Maybe we’re overanalysing all of this. Celebrated pollster Nate Silver remarked in a podcast just after the election that every so often people just fancy a ‘change.’ It doesn’t go much deeper than that. Every so often, the electorate want a change see a change in the party in power, regardless of whether it’s red or blue. Perhaps this is why Barack Obama back in 2008 utilised the word ‘change’ and placed it front and centre of his campaign (to great effect, he won the thing). He successfully persuaded enough of the US electorate that he was the ‘change’ candidate. Indeed, whatever you think of Trump, few will disagree that he likewise was the ‘change’ candidate in 2016. It is unnecessary to explore what exactly constitutes ‘change’, merely that a decent portion of the electorate feel something different is required every now and then, and whoever happens to be in opposition and perhaps manages to utilise the desire for a different direction reaps the benefits.

Returning back to the media, the way in which this fourth estate works is such that its less about WHAT is said but WHEN it is said. That is, due to the fierce competition for clicks (more clicks means more advertising revenue) there is a race to put out articles which quickly and comfortably offer explanations for certain phenomena or results. By ‘comfortably’, I mean explanations which offer relatively simple explanations for events which although often controversial, confirm ones view and opinions. This results in publications and websites offering output which sits well with audiences, while at the same time offering novel enough explanations as to generate the advertising revenue. Further, in the age we live, both we simply don’t have the time to mull over the reasons for and the implications of certain events. The danger then is at least two fold; a.) we fall for simplistic explanations of the world and the events around us, without leaving ourselves and each other the time to fully consider the evidence and or experiences, and our own views of these experiences, and b.) we naturally gravitate towards explanations which conform to our own pre-determined views of the world and events.

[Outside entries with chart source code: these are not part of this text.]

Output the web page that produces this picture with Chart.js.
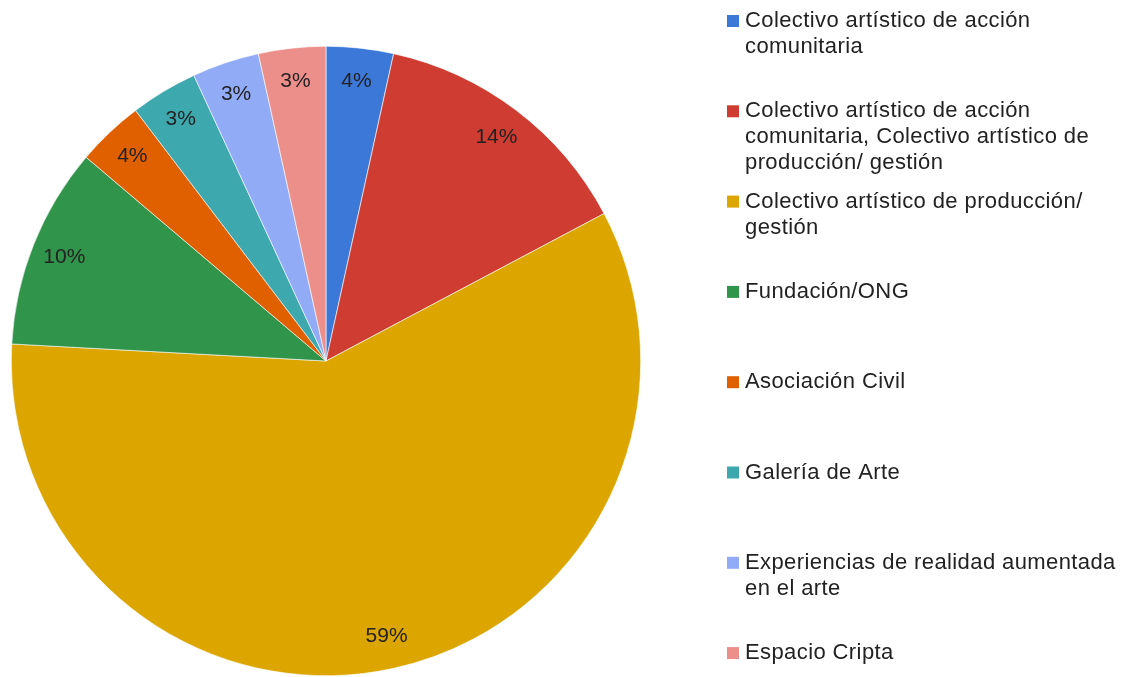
<!DOCTYPE html>
<html>
<head>
<meta charset="utf-8">
<script src="https://cdn.jsdelivr.net/npm/chart.js@4"></script>
<style>
  html, body { margin: 0; padding: 0; background: #fff; }
  #wrap { width: 1128px; height: 677px; position: relative; }
</style>
</head>
<body>
<div id="wrap"><canvas id="myChart"></canvas></div>
<script>
var categories = [
  "Colectivo artístico de acción comunitaria",
  "Colectivo artístico de acción comunitaria, Colectivo artístico de producción/ gestión",
  "Colectivo artístico de producción/ gestión",
  "Fundación/ONG",
  "Asociación Civil",
  "Galería de Arte",
  "Experiencias de realidad aumentada en el arte",
  "Espacio Cripta"
];
var counts = [1, 4, 17, 3, 1, 1, 1, 1];
var pctLabels = ["4%", "14%", "59%", "10%", "4%", "3%", "3%", "3%"];
var sliceColors = ["#3c78d8", "#cf3c31", "#dca500", "#31944b", "#e06000", "#3ea8af", "#91abf6", "#ec8f8a"];

// percentage text on each slice
var sliceLabels = {
  id: "sliceLabels",
  afterDatasetsDraw: function(chart) {
    var ctx = chart.ctx;
    var arcs = chart.getDatasetMeta(0).data;
    ctx.save();
    ctx.font = "21px 'Liberation Sans', Arial, sans-serif";
    ctx.fillStyle = "#222";
    ctx.textAlign = "center";
    ctx.textBaseline = "middle";
    arcs.forEach(function(arc, i) {
      var p = arc.getProps(["x", "y", "startAngle", "endAngle", "outerRadius"], true);
      var mid = (p.startAngle + p.endAngle) / 2;
      var d = p.outerRadius * 0.895;
      ctx.fillText(pctLabels[i], p.x + Math.cos(mid) * d, p.y + Math.sin(mid) * d);
    });
    ctx.restore();
  }
};

// legend on the right, one slot per item
var sideLegend = {
  id: "sideLegend",
  afterDraw: function(chart) {
    var ctx = chart.ctx;
    var x0 = 727, tx = 745, maxW = 1126 - tx;
    ctx.save();
    ctx.font = "22px 'Liberation Sans', Arial, sans-serif";
    ctx.letterSpacing = "0.4px";
    ctx.textBaseline = "middle";
    ctx.textAlign = "left";
    categories.forEach(function(name, i) {
      var y = 21 + i * 90.3;
      ctx.fillStyle = sliceColors[i];
      ctx.fillRect(x0, y - 6, 12, 12);
      // wrap words
      var words = name.split(" "), lines = [], cur = "";
      words.forEach(function(w) {
        var t = cur ? cur + " " + w : w;
        if (ctx.measureText(t).width > maxW && cur) { lines.push(cur); cur = w; }
        else cur = t;
      });
      lines.push(cur);
      ctx.fillStyle = "#222";
      lines.forEach(function(l, j) { ctx.fillText(l, tx, y + j * 26); });
    });
    ctx.restore();
  }
};

new Chart("myChart", {
  type: "pie",
  data: {
    labels: categories,
    datasets: [{
      data: counts,
      backgroundColor: sliceColors,
      borderColor: "#ffffff",
      borderWidth: 0.6
    }]
  },
  options: {
    responsive: true,
    maintainAspectRatio: false,
    animation: false,
    layout: { padding: { left: 11, top: 46, right: 487, bottom: 1 } },
    plugins: {
      legend: { display: false },
      tooltip: { enabled: false }
    }
  },
  plugins: [sliceLabels, sideLegend]
});
</script>
</body>
</html>
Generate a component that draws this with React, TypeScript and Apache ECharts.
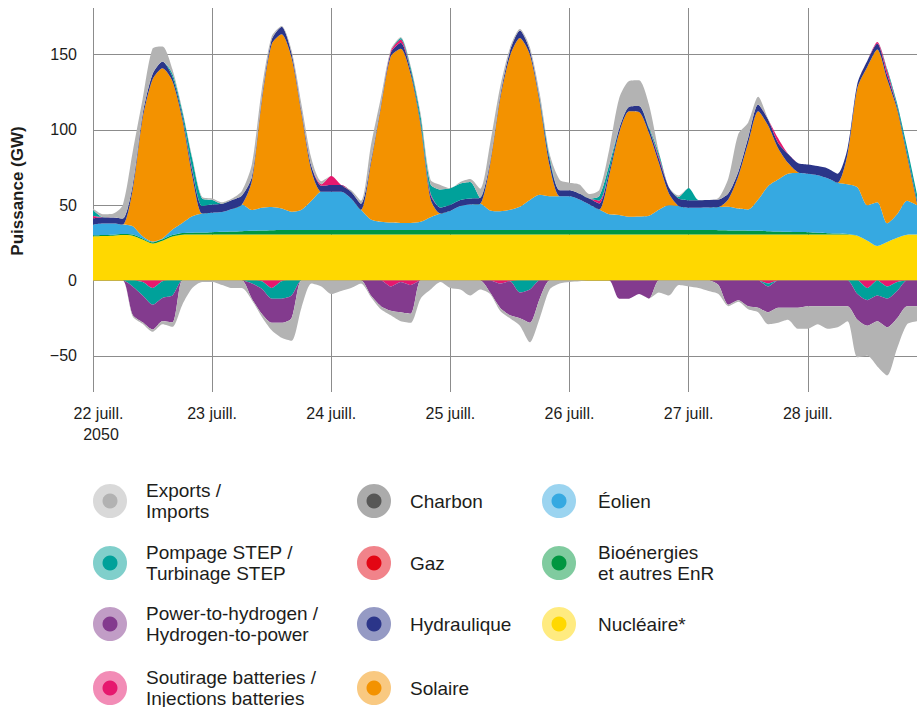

I feel like this latter point has been done to death, but the first point is an important one. In the case of Trump’s victory, I think it’s probably true that all the aforementioned factors, plus more, played a role in the Republican candidate’s victory. Thus, it is true that BOTH economic and cultural factors played a role in his success (as well as many others.) And whilst its fine to focus in on an individual factor and examine its role in an outcome, it is surely just as, if not more, important to consider how ALL the factors interacted with one another to foresee an event. I’ve seen precious little of this in the coverage around Trump; it’s been ‘education levels key to Trump victory’ or ‘economic decline amongst US middle classes key to Trump victory’ etc. Admittedly, considering a number of factors and their relative importance to an event can be very difficult, and is probably beyond the remit of statistics or quantitative research alone. By no means should we give up in the pursuit of explaining events, but as already said, humans are incredibly complex beings, and it therefore might be impossible to totally get to the bottom of why Trump won the election.

So, why did Trump win? A number of reasons, probably.